Jakarta, FORTUNE – Menteri Pariwisata dan Ekonomi Kreatif (Menparekraf), Sandiaga Salahuddin Uno memperkirakan pemerintah berpotensi kehilangan US$1.500 atau setara Rp24,48 juta (kurs Rp16.318,99 per dolar AS) per orang dari tiap kunjungan, bila menerapkan Cukai untuk tiket Konser.
Menurutnya, wacana ini harus benar-benar memperhitungkan biaya dan manfaat dari sebuah ekosistem, seperti konser. “Narasi yang kita mainkan ke luar negeri adalah kita berdaya saing. Tiket konser kita sekarang jauh lebih mahal daripada negara-negara lain dan pengelolaan dari ekosistem juga belum efisien,” ujar Sandiaga kepada media, usai Weekly Brief Kemenparekraf, Senin (29/7).
Meski pemerintah sedang membutuhkan ruang fiskal yang lebih luas, namun penerapan cukai pada tiket konser dinilai kurang tepat. ”Saya melihat terkadang ’menembak’ kaki kita sendiri. Kita lagi bangun di satu sisi, kita kirim narasi negatif pada sisi lain,” kata Menparekraf. “Jangan sampai merugikan.”
Di tengah keluhan pelaku industri konser saat ini soal beban pajak yang cukup berat, isu cukai pada konser dinilai bakal memberatkan. Apalagi, ini diterapkan dalam kondisi di mana Indonesia tengah menaikkan daya saing sebagai venue konser internasional, dalam kompetisi dengan negara tetangga, seperti Singapura.
Wacana cukai
Sebelumnya, Direktur Teknis dan Fasilitas Direktorat Jenderal Bea dan Cukai (DJBC) Kemenkeu, Iyan Rubianto, mengatakan bahwa cukai untuk tiket konser bisa saja jadi opsi pendapatan cukai untuk negara, karena tingginya peminat acara musik di Tanah Air. Hal ini juga bisa diterapkan dengan produk konsumsi harian lain, seperti tisu dan deterjen.

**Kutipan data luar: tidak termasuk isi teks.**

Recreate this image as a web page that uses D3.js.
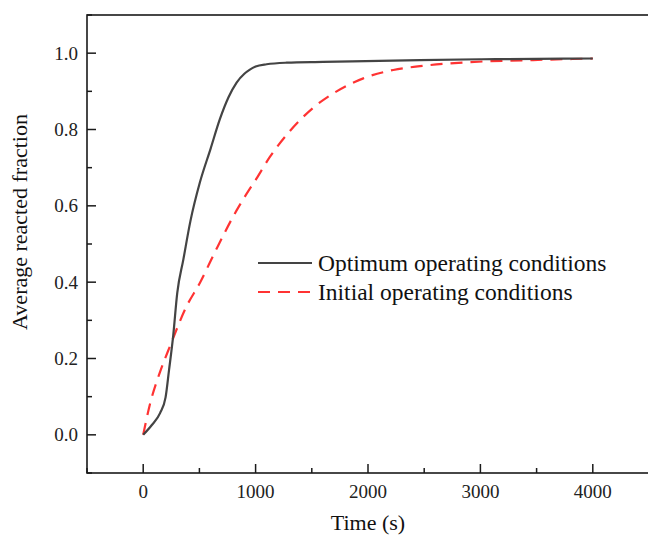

“Ini tiket hiburan, kayak kemarin itu (konser Coldplay) kan sold out. Sampai ada konser lagi di Singapura dan masih dibeli. Jadi, masyarakat Indonesia itu kaya-kaya. Makanya, saya rasa itu perlu dinaikkan," katanya dalam sebuah umum di PKN STAN dengan tema Menggali Potensi Cukai, baru-baru ini.
Namun, wacana ini kemudian ‘diluruskan’ oleh Direktur Komunikasi dan Bimbingan Pengguna Jasa Bea Cukai Kemenkeu, Nirwala Dwi Heriyanto, yang menyampaikan bahwa wacana ini masih berupa usulan dan belum masuk kajian pemerintah.
"Prosesnya dimulai dari penyampaian rencana ekstensifikasi cukai ke DPR, penentuan target penerimaan dalam RAPBN bersama DPR, dan penyusunan peraturan pemerintah sebagai payung hukum pengaturan ekstensifikasi tersebut," katanya dalam pernyataan resmi, Rabu (24/7).
Barang yang dikenakan cukai menurutnya harus memiliki kriteria sebagai barang yang mempunyai sifat atau karakteristik konsumsinya perlu dikendalikan, seperti rokok atau minuman beralkohol. Selain itu pengenaan cukai juga dilakukan pada barang yang pemakaiannya perlu pembebanan pungutan negara demi keadilan dan keseimbangan.
“Pemerintah sangat prudent dan betul-betul mempertimbangkan berbagai aspek, seperti kondisi ekonomi masyarakat, nasional, industri, aspek kesehatan, lingkungan, dan lainnya,” ujar Nirwala.